## Extracted entries
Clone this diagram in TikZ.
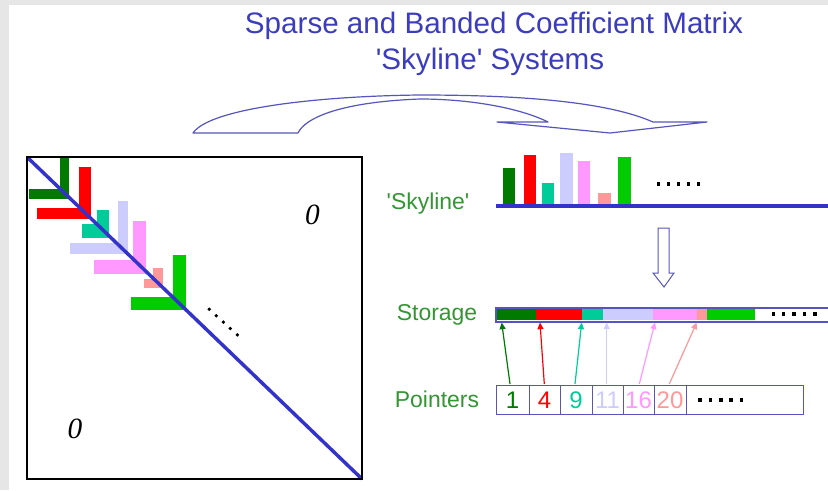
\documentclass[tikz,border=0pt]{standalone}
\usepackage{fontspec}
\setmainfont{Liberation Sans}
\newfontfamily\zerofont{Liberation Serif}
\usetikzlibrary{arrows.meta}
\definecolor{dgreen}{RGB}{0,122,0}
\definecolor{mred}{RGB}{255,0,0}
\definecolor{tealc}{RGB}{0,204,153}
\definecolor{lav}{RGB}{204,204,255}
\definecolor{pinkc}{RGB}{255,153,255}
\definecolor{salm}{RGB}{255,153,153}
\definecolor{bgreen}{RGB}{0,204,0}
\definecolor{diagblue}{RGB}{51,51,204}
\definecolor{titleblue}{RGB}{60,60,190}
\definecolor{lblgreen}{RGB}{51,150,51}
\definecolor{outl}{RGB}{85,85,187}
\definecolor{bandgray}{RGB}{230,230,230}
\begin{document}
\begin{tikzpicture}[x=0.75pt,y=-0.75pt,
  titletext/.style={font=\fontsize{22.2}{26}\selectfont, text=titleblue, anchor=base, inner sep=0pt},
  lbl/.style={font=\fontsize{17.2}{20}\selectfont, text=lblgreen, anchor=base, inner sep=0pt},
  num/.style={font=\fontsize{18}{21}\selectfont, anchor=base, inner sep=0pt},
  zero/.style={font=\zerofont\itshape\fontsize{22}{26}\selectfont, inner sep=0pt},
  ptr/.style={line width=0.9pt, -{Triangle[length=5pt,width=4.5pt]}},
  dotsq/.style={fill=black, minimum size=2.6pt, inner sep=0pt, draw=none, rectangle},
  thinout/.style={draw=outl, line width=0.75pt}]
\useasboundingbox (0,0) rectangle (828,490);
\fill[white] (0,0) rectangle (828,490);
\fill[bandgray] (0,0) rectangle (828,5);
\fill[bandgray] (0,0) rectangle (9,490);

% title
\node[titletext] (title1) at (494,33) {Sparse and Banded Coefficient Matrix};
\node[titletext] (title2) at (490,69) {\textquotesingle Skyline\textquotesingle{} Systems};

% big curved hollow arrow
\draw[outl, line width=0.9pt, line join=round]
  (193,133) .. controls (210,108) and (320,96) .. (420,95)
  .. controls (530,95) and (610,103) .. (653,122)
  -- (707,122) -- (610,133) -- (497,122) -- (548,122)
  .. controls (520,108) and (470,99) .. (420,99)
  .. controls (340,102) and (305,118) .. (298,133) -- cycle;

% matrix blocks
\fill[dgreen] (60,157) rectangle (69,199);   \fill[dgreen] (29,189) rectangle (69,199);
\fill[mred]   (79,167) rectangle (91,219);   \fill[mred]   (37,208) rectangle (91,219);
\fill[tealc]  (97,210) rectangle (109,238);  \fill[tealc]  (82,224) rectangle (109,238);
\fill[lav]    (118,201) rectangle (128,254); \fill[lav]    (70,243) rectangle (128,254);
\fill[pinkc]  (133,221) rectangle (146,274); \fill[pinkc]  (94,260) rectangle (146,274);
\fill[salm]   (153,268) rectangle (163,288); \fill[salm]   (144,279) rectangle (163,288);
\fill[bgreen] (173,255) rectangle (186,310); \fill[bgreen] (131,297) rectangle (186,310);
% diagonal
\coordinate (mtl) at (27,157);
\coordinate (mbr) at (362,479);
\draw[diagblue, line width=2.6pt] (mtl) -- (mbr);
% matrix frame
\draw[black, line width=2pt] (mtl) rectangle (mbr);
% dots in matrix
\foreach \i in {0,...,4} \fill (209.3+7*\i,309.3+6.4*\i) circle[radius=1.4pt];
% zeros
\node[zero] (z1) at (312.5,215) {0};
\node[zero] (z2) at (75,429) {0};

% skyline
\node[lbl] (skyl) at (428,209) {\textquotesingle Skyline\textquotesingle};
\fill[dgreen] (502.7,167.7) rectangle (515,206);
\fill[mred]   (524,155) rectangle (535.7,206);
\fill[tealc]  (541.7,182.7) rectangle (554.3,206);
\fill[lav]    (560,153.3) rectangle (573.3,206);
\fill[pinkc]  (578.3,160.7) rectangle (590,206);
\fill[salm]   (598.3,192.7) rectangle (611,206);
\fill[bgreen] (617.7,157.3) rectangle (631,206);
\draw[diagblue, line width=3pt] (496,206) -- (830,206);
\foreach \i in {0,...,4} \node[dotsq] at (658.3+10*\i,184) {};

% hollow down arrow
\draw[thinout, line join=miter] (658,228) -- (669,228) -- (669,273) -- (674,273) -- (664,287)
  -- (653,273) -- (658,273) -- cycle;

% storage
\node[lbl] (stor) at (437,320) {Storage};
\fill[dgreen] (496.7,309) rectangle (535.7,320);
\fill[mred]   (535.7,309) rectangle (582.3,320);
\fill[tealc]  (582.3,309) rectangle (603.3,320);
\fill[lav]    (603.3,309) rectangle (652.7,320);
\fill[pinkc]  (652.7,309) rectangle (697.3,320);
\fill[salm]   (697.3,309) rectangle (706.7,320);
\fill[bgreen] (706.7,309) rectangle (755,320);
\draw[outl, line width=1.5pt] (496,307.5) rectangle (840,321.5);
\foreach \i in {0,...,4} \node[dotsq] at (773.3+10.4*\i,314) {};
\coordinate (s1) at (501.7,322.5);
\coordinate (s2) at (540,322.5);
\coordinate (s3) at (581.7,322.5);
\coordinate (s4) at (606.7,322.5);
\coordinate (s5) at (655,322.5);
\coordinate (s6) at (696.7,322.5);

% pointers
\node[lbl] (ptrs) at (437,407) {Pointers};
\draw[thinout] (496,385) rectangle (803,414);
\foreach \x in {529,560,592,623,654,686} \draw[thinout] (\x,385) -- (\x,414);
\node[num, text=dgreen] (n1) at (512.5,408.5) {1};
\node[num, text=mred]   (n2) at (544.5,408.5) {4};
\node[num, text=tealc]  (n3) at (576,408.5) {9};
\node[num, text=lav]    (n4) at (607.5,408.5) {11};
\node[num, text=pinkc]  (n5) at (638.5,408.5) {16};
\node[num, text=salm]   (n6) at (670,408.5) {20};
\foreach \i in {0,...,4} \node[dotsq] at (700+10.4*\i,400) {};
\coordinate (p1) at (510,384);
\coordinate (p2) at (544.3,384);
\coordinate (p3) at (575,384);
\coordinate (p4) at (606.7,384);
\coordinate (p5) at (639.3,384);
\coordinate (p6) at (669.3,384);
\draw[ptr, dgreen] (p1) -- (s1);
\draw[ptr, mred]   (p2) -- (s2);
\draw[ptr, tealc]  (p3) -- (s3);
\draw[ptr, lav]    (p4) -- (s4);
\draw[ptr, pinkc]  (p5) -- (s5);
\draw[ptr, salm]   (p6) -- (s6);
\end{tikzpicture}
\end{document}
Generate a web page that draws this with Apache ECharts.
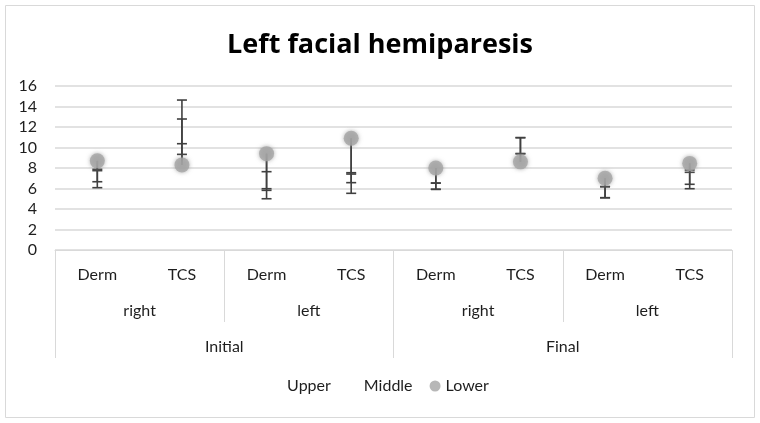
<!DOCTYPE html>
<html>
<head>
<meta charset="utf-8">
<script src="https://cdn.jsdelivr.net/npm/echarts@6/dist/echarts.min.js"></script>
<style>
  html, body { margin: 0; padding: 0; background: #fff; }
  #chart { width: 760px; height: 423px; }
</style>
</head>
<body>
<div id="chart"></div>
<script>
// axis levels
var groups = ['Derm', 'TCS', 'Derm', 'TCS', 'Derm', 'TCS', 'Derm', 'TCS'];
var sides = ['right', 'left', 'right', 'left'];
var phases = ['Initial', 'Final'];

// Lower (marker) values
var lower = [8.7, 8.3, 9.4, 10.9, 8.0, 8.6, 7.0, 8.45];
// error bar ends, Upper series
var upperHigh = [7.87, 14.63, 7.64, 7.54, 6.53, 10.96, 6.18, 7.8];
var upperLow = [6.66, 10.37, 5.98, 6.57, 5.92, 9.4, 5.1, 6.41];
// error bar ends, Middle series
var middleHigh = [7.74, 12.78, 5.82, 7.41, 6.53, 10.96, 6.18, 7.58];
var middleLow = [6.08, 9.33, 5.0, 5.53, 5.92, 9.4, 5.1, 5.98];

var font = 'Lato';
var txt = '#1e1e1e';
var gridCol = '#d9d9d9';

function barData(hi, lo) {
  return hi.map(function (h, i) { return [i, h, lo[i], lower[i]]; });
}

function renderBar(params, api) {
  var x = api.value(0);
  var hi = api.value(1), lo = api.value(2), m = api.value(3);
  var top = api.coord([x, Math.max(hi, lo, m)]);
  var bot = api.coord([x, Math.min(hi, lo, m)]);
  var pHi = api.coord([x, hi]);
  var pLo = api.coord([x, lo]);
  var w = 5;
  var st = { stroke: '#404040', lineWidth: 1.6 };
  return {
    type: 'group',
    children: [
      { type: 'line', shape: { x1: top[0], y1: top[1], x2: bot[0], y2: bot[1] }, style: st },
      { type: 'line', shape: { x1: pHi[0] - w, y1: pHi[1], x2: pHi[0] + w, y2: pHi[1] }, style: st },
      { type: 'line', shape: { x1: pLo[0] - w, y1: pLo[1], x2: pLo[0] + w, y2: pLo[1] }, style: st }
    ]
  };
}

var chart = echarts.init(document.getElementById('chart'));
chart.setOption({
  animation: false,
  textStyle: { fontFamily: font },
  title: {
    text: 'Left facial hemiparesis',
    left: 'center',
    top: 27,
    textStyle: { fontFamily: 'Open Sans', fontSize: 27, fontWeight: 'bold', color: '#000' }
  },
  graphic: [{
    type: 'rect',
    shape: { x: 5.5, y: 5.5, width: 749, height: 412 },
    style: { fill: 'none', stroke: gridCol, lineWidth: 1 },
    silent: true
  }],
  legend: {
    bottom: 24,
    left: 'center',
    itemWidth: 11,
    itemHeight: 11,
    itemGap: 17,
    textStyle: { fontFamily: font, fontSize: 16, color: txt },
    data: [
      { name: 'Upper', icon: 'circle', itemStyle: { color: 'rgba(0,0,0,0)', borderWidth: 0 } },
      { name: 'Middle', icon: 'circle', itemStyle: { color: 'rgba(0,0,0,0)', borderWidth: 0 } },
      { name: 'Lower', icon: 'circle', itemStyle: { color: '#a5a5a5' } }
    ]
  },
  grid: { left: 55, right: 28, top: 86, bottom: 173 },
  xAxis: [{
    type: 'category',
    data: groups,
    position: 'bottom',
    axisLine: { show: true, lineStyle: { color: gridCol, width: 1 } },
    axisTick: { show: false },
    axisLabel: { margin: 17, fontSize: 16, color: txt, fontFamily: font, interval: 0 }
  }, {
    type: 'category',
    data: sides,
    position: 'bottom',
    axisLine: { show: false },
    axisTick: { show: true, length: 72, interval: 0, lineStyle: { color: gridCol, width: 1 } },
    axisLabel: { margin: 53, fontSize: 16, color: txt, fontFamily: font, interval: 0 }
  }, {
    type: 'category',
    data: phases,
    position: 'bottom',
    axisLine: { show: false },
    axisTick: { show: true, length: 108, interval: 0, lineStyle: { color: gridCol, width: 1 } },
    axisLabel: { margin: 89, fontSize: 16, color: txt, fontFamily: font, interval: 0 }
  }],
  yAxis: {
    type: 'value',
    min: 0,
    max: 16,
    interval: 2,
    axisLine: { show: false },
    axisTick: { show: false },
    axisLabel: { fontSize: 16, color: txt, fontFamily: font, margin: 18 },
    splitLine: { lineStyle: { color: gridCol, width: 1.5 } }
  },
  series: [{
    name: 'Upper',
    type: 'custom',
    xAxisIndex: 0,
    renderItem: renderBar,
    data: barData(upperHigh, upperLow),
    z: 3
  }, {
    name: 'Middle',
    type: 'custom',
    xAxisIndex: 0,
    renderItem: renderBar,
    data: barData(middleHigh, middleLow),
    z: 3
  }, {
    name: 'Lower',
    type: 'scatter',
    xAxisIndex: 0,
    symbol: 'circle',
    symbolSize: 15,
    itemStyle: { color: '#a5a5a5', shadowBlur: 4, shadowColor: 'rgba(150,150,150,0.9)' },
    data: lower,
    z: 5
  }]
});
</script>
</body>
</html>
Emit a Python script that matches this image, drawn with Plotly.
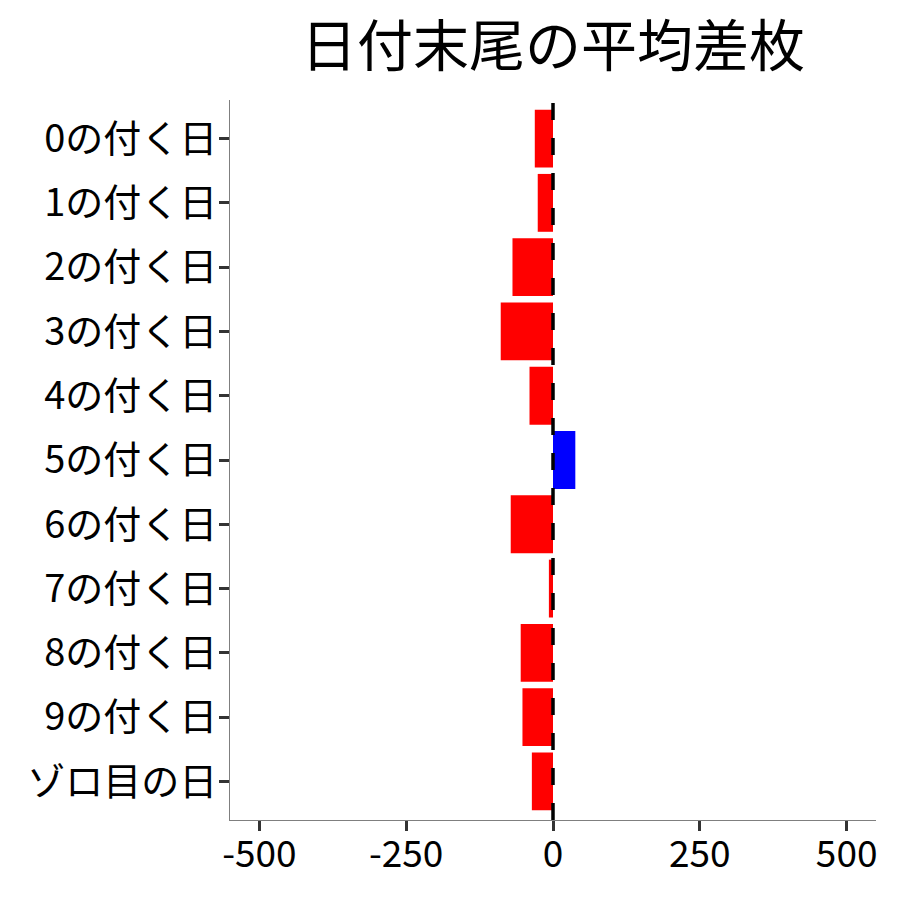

## Instructions for the task
Leave out any pictures, please, and quote only the lines from the top of the data through the line that contains "(298,133) -- cycle;".

## Expected answer
Clone this diagram in TikZ.
\documentclass[tikz,border=0pt]{standalone}
\usepackage{fontspec}
\setmainfont{Liberation Sans}
\newfontfamily\zerofont{Liberation Serif}
\usetikzlibrary{arrows.meta}
\definecolor{dgreen}{RGB}{0,122,0}
\definecolor{mred}{RGB}{255,0,0}
\definecolor{tealc}{RGB}{0,204,153}
\definecolor{lav}{RGB}{204,204,255}
\definecolor{pinkc}{RGB}{255,153,255}
\definecolor{salm}{RGB}{255,153,153}
\definecolor{bgreen}{RGB}{0,204,0}
\definecolor{diagblue}{RGB}{51,51,204}
\definecolor{titleblue}{RGB}{60,60,190}
\definecolor{lblgreen}{RGB}{51,150,51}
\definecolor{outl}{RGB}{85,85,187}
\definecolor{bandgray}{RGB}{230,230,230}
\begin{document}
\begin{tikzpicture}[x=0.75pt,y=-0.75pt,
  titletext/.style={font=\fontsize{22.2}{26}\selectfont, text=titleblue, anchor=base, inner sep=0pt},
  lbl/.style={font=\fontsize{17.2}{20}\selectfont, text=lblgreen, anchor=base, inner sep=0pt},
  num/.style={font=\fontsize{18}{21}\selectfont, anchor=base, inner sep=0pt},
  zero/.style={font=\zerofont\itshape\fontsize{22}{26}\selectfont, inner sep=0pt},
  ptr/.style={line width=0.9pt, -{Triangle[length=5pt,width=4.5pt]}},
  dotsq/.style={fill=black, minimum size=2.6pt, inner sep=0pt, draw=none, rectangle},
  thinout/.style={draw=outl, line width=0.75pt}]
\useasboundingbox (0,0) rectangle (828,490);
\fill[white] (0,0) rectangle (828,490);
\fill[bandgray] (0,0) rectangle (828,5);
\fill[bandgray] (0,0) rectangle (9,490);

% title
\node[titletext] (title1) at (494,33) {Sparse and Banded Coefficient Matrix};
\node[titletext] (title2) at (490,69) {\textquotesingle Skyline\textquotesingle{} Systems};

% big curved hollow arrow
\draw[outl, line width=0.9pt, line join=round]
  (193,133) .. controls (210,108) and (320,96) .. (420,95)
  .. controls (530,95) and (610,103) .. (653,122)
  -- (707,122) -- (610,133) -- (497,122) -- (548,122)
  .. controls (520,108) and (470,99) .. (420,99)
  .. controls (340,102) and (305,118) .. (298,133) -- cycle;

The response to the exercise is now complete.